Problem statement: Retype, please, the listing from its opening line through the line that contains "plt.rcParams['font.family'] = ['Noto", both included, without the pictures.

Exercise inputs:

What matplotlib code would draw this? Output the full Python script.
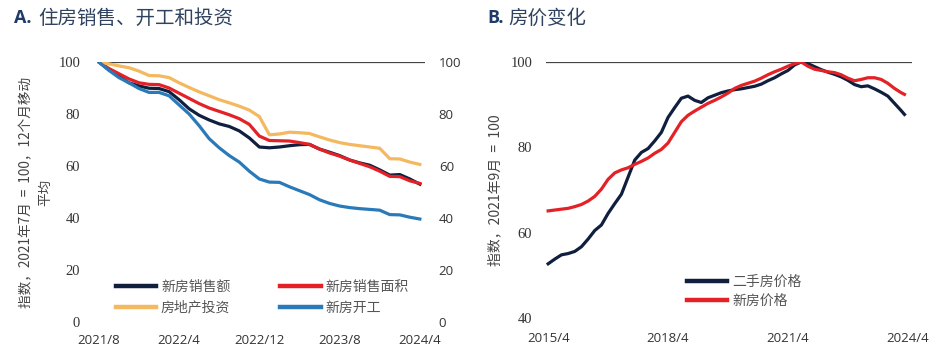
import numpy as np
import pandas as pd
import matplotlib
matplotlib.use('Agg')
import matplotlib.pyplot as plt

plt.rcParams['font.family'] = ['Noto Sans CJK SC', 'DejaVu Sans']

# ---- panel A: index, 2021/7 = 100, 12-month moving average (monthly, 2021/8 - 2024/4)
a_months = pd.period_range('2021-08', '2024-04', freq='M')
sales_value = [100, 97, 94.5, 92, 90.8, 89.9, 89.8, 88.6, 85.5, 82, 79.5, 77.7, 76.2, 75.2,
               73.5, 70.8, 67.3, 67, 67.3, 67.8, 68.2, 68.3, 66.5, 65.3, 64, 62.3, 61.2,
               60.3, 58.5, 56.5, 56.7, 55, 53]
sales_area = [100, 97.5, 95.5, 93.5, 92, 91.4, 91.3, 90, 88, 86, 84, 82.3, 81, 79.7, 78.2,
              76, 71.5, 69.8, 69.7, 69.6, 69, 68.3, 66.5, 65, 63.8, 62.3, 61, 59.7, 58,
              56, 55.9, 54.3, 53.3]
investment = [100, 99.3, 98.5, 97.8, 96.5, 94.8, 94.7, 94, 92, 90.2, 88.5, 87, 85.5, 84.3,
              83, 81.5, 79, 72, 72.3, 73, 72.8, 72.5, 71.2, 70, 69, 68.3, 67.8, 67.3, 66.8,
              62.8, 62.7, 61.5, 60.6]
starts = [100, 96.8, 94, 92, 89.8, 88.3, 88.3, 87, 83.5, 80, 75.5, 70.5, 67, 64, 61.5, 58,
          55, 53.8, 53.7, 52, 50.5, 49, 47, 45.6, 44.6, 44, 43.6, 43.3, 43, 41.3, 41.2,
          40.3, 39.6]
a_ticks = ['2021/8', '2022/4', '2022/12', '2023/8', '2024/4']

# ---- panel B: index, 2021/9 = 100 (every second month, 2015/4 - 2024/3)
b_dates = list(pd.date_range('2015-04-01', '2024-02-01', freq='2MS')) + [pd.Timestamp('2024-03-01')]
resale_price = [52.7, 53.8, 54.8, 55.1, 55.6, 56.7, 58.5, 60.5, 61.8, 64.5, 66.8, 69, 73, 77,
                78.8, 79.7, 81.5, 83.5, 87, 89.3, 91.5, 92, 91, 90.5, 91.6, 92.2, 92.8, 93.2,
                93.5, 93.7, 94, 94.3, 94.8, 95.6, 96.3, 97.2, 98, 99.3, 100, 99.6, 98.9, 98.2,
                97.6, 97.1, 96.5, 95.7, 94.7, 94.2, 94.4, 93.7, 92.9, 92, 90.3, 88.6, 87.7]
new_price = [65.1, 65.3, 65.5, 65.7, 66.1, 66.6, 67.4, 68.5, 70.2, 72.5, 74, 74.7, 75.2, 76,
             76.7, 77.5, 78.6, 79.5, 81, 83.5, 86, 87.5, 88.5, 89.4, 90.3, 91, 91.8, 92.7,
             93.8, 94.5, 95, 95.5, 96.2, 97, 97.7, 98.3, 99, 99.6, 100, 99, 98.3, 98, 97.7,
             97.5, 97, 96.2, 95.6, 95.9, 96.3, 96.3, 95.9, 95, 93.8, 92.8, 92.4]
b_ticks = ['2015/4', '2018/4', '2021/4', '2024/4']

NAVY = '#0f1f3d'
RED = '#e32126'
ORANGE = '#f4b85f'
BLUE = '#2a7ab9'
TXT = '#333333'


def month_index(periods, start):
    return np.array([(p.year - start.year) * 12 + p.month - start.month for p in periods])


fig = plt.figure(figsize=(9.4, 3.54), dpi=100)

# ---------------- panel A
axA = fig.add_axes([0.103, 0.0904, 0.349, 0.7345])
xa = month_index(a_months, a_months[0])
l_val, = axA.plot(xa, sales_value, color=NAVY, lw=2.3, label='新房销售额')
l_area, = axA.plot(xa, sales_area, color=RED, lw=2.3, label='新房销售面积')
l_inv, = axA.plot(xa, investment, color=ORANGE, lw=2.3, label='房地产投资')
l_st, = axA.plot(xa, starts, color=BLUE, lw=2.3, label='新房开工')
axA.axhline(100, color='#444444', lw=0.9, zorder=0)
axA.set_xlim(-0.2, 32.5)
axA.set_ylim(0, 100)
axA.set_xticks([0, 8, 16, 24, 32])
axA.set_xticklabels(a_ticks)
axA.set_yticks([0, 20, 40, 60, 80, 100])
for s in axA.spines.values():
    s.set_visible(False)
axA.tick_params(axis='both', length=0, colors=TXT, labelsize=9.5)
axA.tick_params(axis='x', pad=9)
axA.tick_params(axis='y', pad=12)
for t in axA.get_yticklabels():
    t.set_family('Liberation Serif')
    t.set_fontsize(10.5)
for t in axA.get_xticklabels():
    t.set_family('Open Sans')
axA.set_ylabel('指数，2021年7月  =  100，12个月移动\n平均', fontsize=9.8, color='#444444',
               labelpad=4, linespacing=1.5)

axA2 = axA.twinx()
axA2.set_ylim(0, 100)
axA2.set_yticks([0, 20, 40, 60, 80, 100])
for s in axA2.spines.values():
    s.set_visible(False)
axA2.tick_params(axis='y', length=0, colors=TXT, labelsize=9.5, pad=10)
for t in axA2.get_yticklabels():
    t.set_family('Open Sans')

legA = axA.legend([l_val, l_inv, l_area, l_st],
                  ['新房销售额', '房地产投资', '新房销售面积', '新房开工'],
                  ncol=2, loc='upper left', bbox_to_anchor=(0.058, 0.163), frameon=False,
                  fontsize=10, handlelength=2.9, handletextpad=0.35, columnspacing=3.6,
                  labelspacing=0.5, borderpad=0, borderaxespad=0)
for line in legA.get_lines():
    line.set_linewidth(3.2)
for t in legA.get_texts():
    t.set_color('#555555')

# ---------------- panel B
axB = fig.add_axes([0.581, 0.1017, 0.389, 0.7233])
xb = month_index(b_dates, b_dates[0])
axB.plot(xb, resale_price, color=NAVY, lw=2.3, label='二手房价格')
axB.plot(xb, new_price, color=RED, lw=2.3, label='新房价格')
axB.axhline(100, color='#444444', lw=0.9, zorder=0)
axB.set_xlim(-0.6, 109.2)
axB.set_ylim(40, 100)
axB.set_xticks([0, 36, 72, 108])
axB.set_xticklabels(b_ticks)
axB.set_yticks([40, 60, 80, 100])
for s in axB.spines.values():
    s.set_visible(False)
axB.tick_params(axis='both', length=0, colors=TXT, labelsize=9.5)
axB.tick_params(axis='x', pad=10)
axB.tick_params(axis='y', pad=10)
for t in axB.get_yticklabels():
    t.set_family('Liberation Serif')
    t.set_fontsize(10.5)
for t in axB.get_xticklabels():
    t.set_family('Open Sans')
axB.set_ylabel('指数，2021年9月  =  100', fontsize=10, color='#444444', labelpad=6)

legB = axB.legend(loc='upper left', bbox_to_anchor=(0.385, 0.168), frameon=False,
                  fontsize=10, handlelength=2.9, handletextpad=0.35, labelspacing=0.32,
                  borderpad=0, borderaxespad=0)
for line in legB.get_lines():
    line.set_linewidth(3.2)
for t in legB.get_texts():
    t.set_color('#555555')

# ---------------- titles
fig.text(14 / 940, 1 - 18 / 354, 'A.', fontsize=13, fontweight='bold', color='#1f3a68',
         family='Open Sans', va='center')
fig.text(38 / 940, 1 - 18 / 354, '住房销售、开工和投资', fontsize=14, color='#2f4260',
         va='center')
fig.text(487 / 940, 1 - 18 / 354, 'B.', fontsize=13, fontweight='bold', color='#1f3a68',
         family='Open Sans', va='center')
fig.text(508 / 940, 1 - 18 / 354, '房价变化', fontsize=14, color='#2f4260', va='center')

fig.savefig('out.png', dpi=100, facecolor='white')
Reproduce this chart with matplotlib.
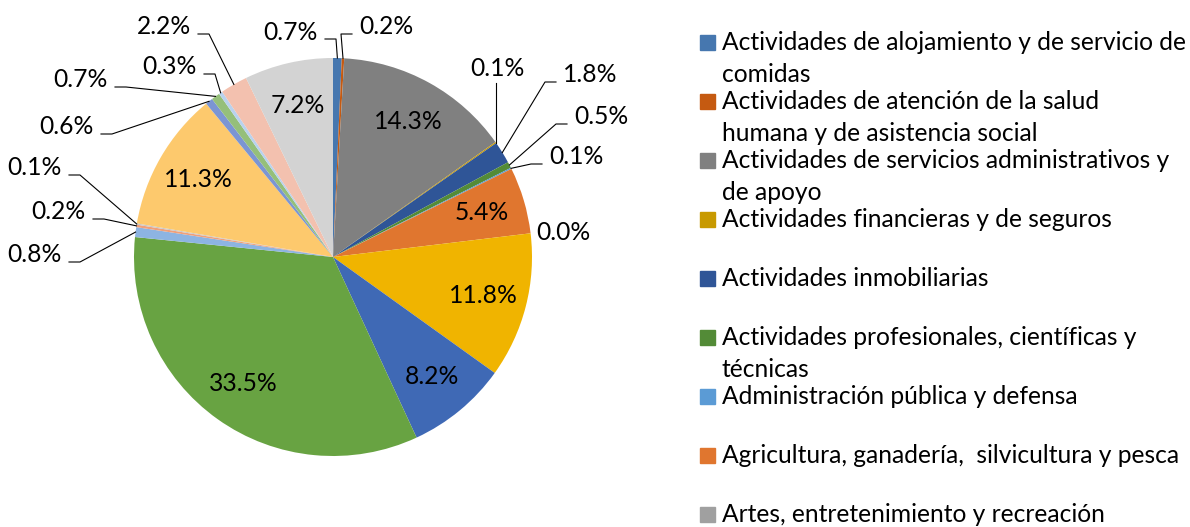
import matplotlib
matplotlib.use("Agg")
import matplotlib.pyplot as plt
from matplotlib.patches import Rectangle
import numpy as np

plt.rcParams["font.family"] = ["Lato", "DejaVu Sans"]

# share of each sector, clockwise from 12 o'clock (%)
shares = [0.7, 0.2, 14.3, 0.1, 1.8, 0.5, 0.1, 5.4, 0.0, 11.8, 8.2,
          33.5, 0.8, 0.2, 0.1, 11.3, 0.6, 0.7, 0.3, 2.2, 7.2]

slice_colors = ["#4677AF", "#C55A11", "#808080", "#C89A00", "#2F5597",
                "#538B37", "#5B9BD5", "#E0762F", "#A0A0A0", "#F0B400",
                "#3F69B5", "#68A342", "#8DB4E2", "#F0A07A", "#C8C8C8",
                "#FDC96D", "#7B95D3", "#95BF7A", "#B9D2EE", "#F3C1AF",
                "#D3D3D3"]

legend_names = [
    "Actividades de alojamiento y de servicio de\ncomidas",
    "Actividades de atención de la salud\nhumana y de asistencia social",
    "Actividades de servicios administrativos y\nde apoyo",
    "Actividades financieras y de seguros",
    "Actividades inmobiliarias",
    "Actividades profesionales, científicas y\ntécnicas",
    "Administración pública y defensa",
    "Agricultura, ganadería,  silvicultura y pesca",
    "Artes, entretenimiento y recreación",
]

W, H = 1190, 527
CX, CY, R = 333, 257, 199      # pie centre and radius in pixels
FS = 17.7

# small slices get an outside label: (side, text x, text y) in pixels
outer_labels = {
    0: ("L", 318, 32), 1: ("R", 359, 27), 3: ("T", 497, 80),
    4: ("R", 563, 75), 5: ("R", 574, 117), 6: ("R", 549, 157),
    8: ("N", 536, 233), 12: ("L", 62, 255), 13: ("L", 86, 212),
    14: ("L", 62, 168), 16: ("L", 94, 127), 17: ("L", 108, 80),
    18: ("L", 197, 67), 19: ("L", 191, 27),
}


def to_data(px, py):
    return (px - CX) / R, (CY - py) / R


fig = plt.figure(figsize=(W / 100, H / 100), dpi=100)
ax = fig.add_axes([0, 0, 1, 1])
wedges, _ = ax.pie(shares, colors=slice_colors, startangle=90, counterclock=False,
                   radius=1, wedgeprops=dict(linewidth=0))
ax.set_xlim(-CX / R, (W - CX) / R)
ax.set_ylim((CY - H) / R, CY / R)
ax.set_aspect("equal")
ax.axis("off")

for i, (w, v) in enumerate(zip(wedges, shares)):
    mid = np.deg2rad((w.theta1 + w.theta2) / 2)
    ex, ey = np.cos(mid), np.sin(mid)
    label = f"{v:.1f}%"
    if i not in outer_labels:
        ax.text(0.78 * ex, 0.78 * ey, label, ha="center", va="center", fontsize=FS)
        continue
    side, tx, ty = outer_labels[i]
    if side == "T":
        ax.text(*to_data(tx, ty), label, ha="center", va="bottom", fontsize=FS)
        ax.plot([ex, ex], [ey, to_data(tx, ty + 3)[1]], color="black", lw=0.8)
    elif side == "N":
        ax.text(*to_data(tx, ty), label, ha="left", va="center", fontsize=FS)
    else:
        d = 1 if side == "L" else -1
        ax.text(*to_data(tx, ty), label, ha="right" if side == "L" else "left",
                va="center", fontsize=FS)
        attach = to_data(tx + d * 7, ty + 7)
        elbow = to_data(tx + d * 18, ty + 7)
        ax.plot([ex, elbow[0], attach[0]], [ey, elbow[1], attach[1]],
                color="black", lw=0.8)

# legend drawn entry by entry, one fixed slot per category
for k, name in enumerate(legend_names):
    y = 43 + 59 * k
    fig.patches.append(Rectangle((700 / W, 1 - (y + 7) / H), 15 / W, 15 / H,
                                 transform=fig.transFigure, color=slice_colors[k]))
    fig.text(722 / W, 1 - (y - 12) / H, name, ha="left", va="top", fontsize=FS,
             linespacing=1.46)

fig.savefig("out.png", dpi=100)
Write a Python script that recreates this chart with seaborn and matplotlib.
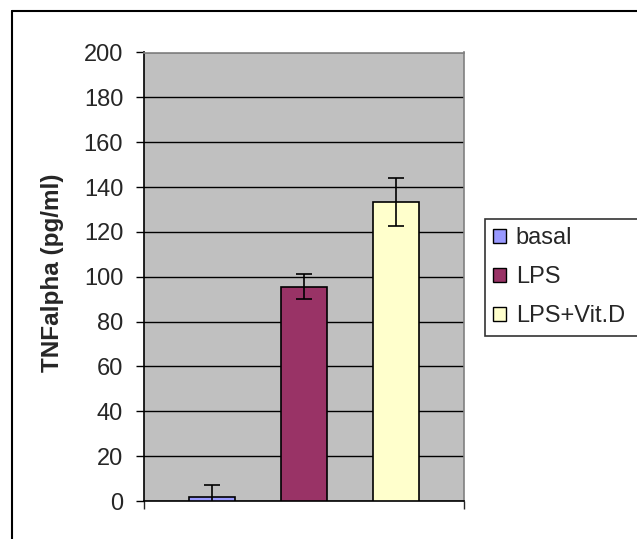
import matplotlib
matplotlib.use("Agg")
import matplotlib.pyplot as plt
import seaborn as sns
import pandas as pd
from matplotlib.patches import Rectangle
from matplotlib.lines import Line2D

# values
groups = ["basal", "LPS", "LPS+Vit.D"]
means = [1.6, 95.6, 133.4]
errors = [5.4, 5.7, 10.8]
colors = ["#9999FF", "#993366", "#FFFFCC"]
yticks = list(range(0, 201, 20))

df = pd.DataFrame({"group": groups, "value": means})

sns.set_style("white")
plt.rcParams["font.family"] = ["Liberation Sans", "DejaVu Sans"]

fig = plt.figure(figsize=(6.37, 5.39), dpi=100)
ax = fig.add_axes([144 / 637, 1 - 501 / 539, 320 / 637, 448.5 / 539])
ax.set_facecolor("#C0C0C0")

sns.barplot(data=df, x="group", y="value", hue="group", palette=colors,
            saturation=1, width=0.5, dodge=False, edgecolor="black",
            linewidth=1.2, legend=False, ax=ax, zorder=3)
ax.errorbar(range(len(groups)), means, yerr=errors, fmt="none",
            ecolor="black", elinewidth=1.2, capsize=5.5, capthick=1.2, zorder=4)

ax.set_ylim(0, 200)
ax.set_xlim(-0.745, 2.745)
ax.set_yticks(yticks)
ax.set_xticks([-0.745, 2.745])
ax.set_xticklabels([])
ax.tick_params(axis="y", direction="out", length=6, width=1, labelsize=17,
               left=True, color="black", pad=9)
ax.tick_params(axis="x", direction="out", length=6, width=1, bottom=True)
ax.yaxis.grid(True, color="black", linewidth=1)
ax.set_axisbelow(True)
ax.set_xlabel("")
ax.set_ylabel("")
fig.text(53 / 637, 1 - 273 / 539, "TNFalpha (pg/ml)", rotation=90,
         ha="center", va="center", fontsize=17.5, fontweight="bold")

for side in ["left", "bottom"]:
    ax.spines[side].set_color("black")
    ax.spines[side].set_linewidth(1.2)
for side in ["top", "right"]:
    ax.spines[side].set_color("#808080")
    ax.spines[side].set_linewidth(1.2)
    ax.spines[side].set_visible(True)

handles = [Rectangle((0, 0), 1, 1, facecolor=c, edgecolor="black", linewidth=1)
           for c in colors]
# legend box runs off the right edge of the image, as in the reference
leg = fig.legend(handles, groups, loc="upper left",
                 bbox_to_anchor=(485 / 637, 1 - 219 / 539, 0.3, 0),
                 mode="expand", fontsize=17, frameon=True, fancybox=False,
                 edgecolor="black", handlelength=0.55, handleheight=0.55,
                 handletextpad=0.4, labelspacing=0.72, borderpad=0.35,
                 borderaxespad=0)
leg.get_frame().set_linewidth(1.2)

# outer chart border: only left and top edges fall inside the image
fig.add_artist(Line2D([12 / 637, 12 / 637], [0, 1 - 11 / 539],
                      transform=fig.transFigure, color="black", linewidth=1.5))
fig.add_artist(Line2D([12 / 637, 1], [1 - 11 / 539, 1 - 11 / 539],
                      transform=fig.transFigure, color="black", linewidth=1.5))

fig.savefig("out.png", dpi=100)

Finished exercise:
What matplotlib code would draw this? Output the full Python script.
import numpy as np
import pandas as pd
import matplotlib
matplotlib.use('Agg')
import matplotlib.pyplot as plt

plt.rcParams['font.family'] = ['Noto Sans CJK SC', 'DejaVu Sans']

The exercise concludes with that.